Dr. Rose Brusaferro, (pictured right), the farm’s environmental education programs specialist, says that it’s the engagement aspect—the way they assess neighborhood needs to inform projects, from the building of outdoor classrooms to what crops they put in the ground—that has made BLISS such a success.
“I’m most proud that some things we’ve grown this season, we’ve been able to donate to people who need it the most right now,” says Jordan Bethea, farm manager, (pictured left), with a portion of the farm’s yield going to neighbors and a local community refrigerator. “For me, the most powerful success is delivering [food] to people who are actually going to make use of it, to pare down a small part of their grocery bill, and make sure families are fed.”
The BLISS team is hoping that this space can become a model of what can be done with abandoned lots and homes in Baltimore and beyond.
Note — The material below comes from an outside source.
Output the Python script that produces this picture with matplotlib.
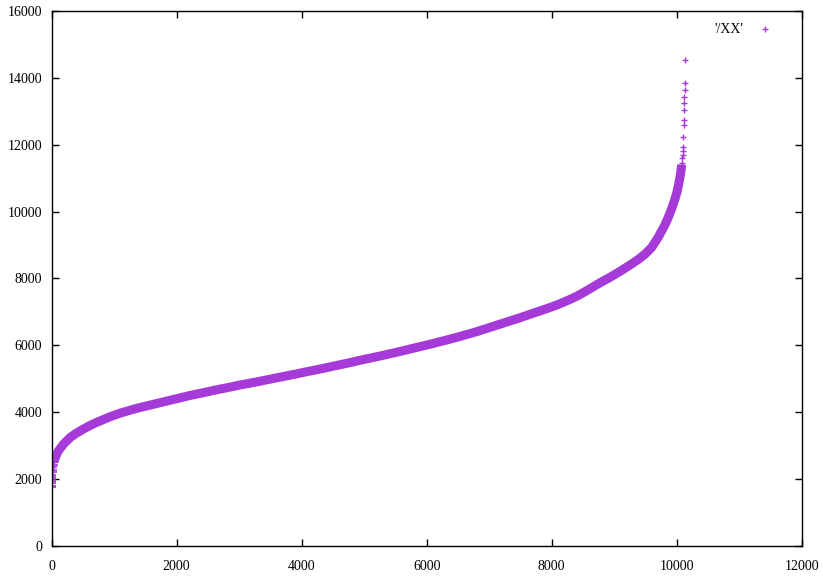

“I want people to see that neighborhoods, especially predominantly Black and brown neighborhoods, have the power to change their communities for the better,” says Wells, whose work garnered her a lauded fellowship with OSI Baltimore in 2020. “You are the people you’ve been waiting for. Just go out there and do it. If there’s something that you want to change, just start. And eventually the people who you need to reach will find you.”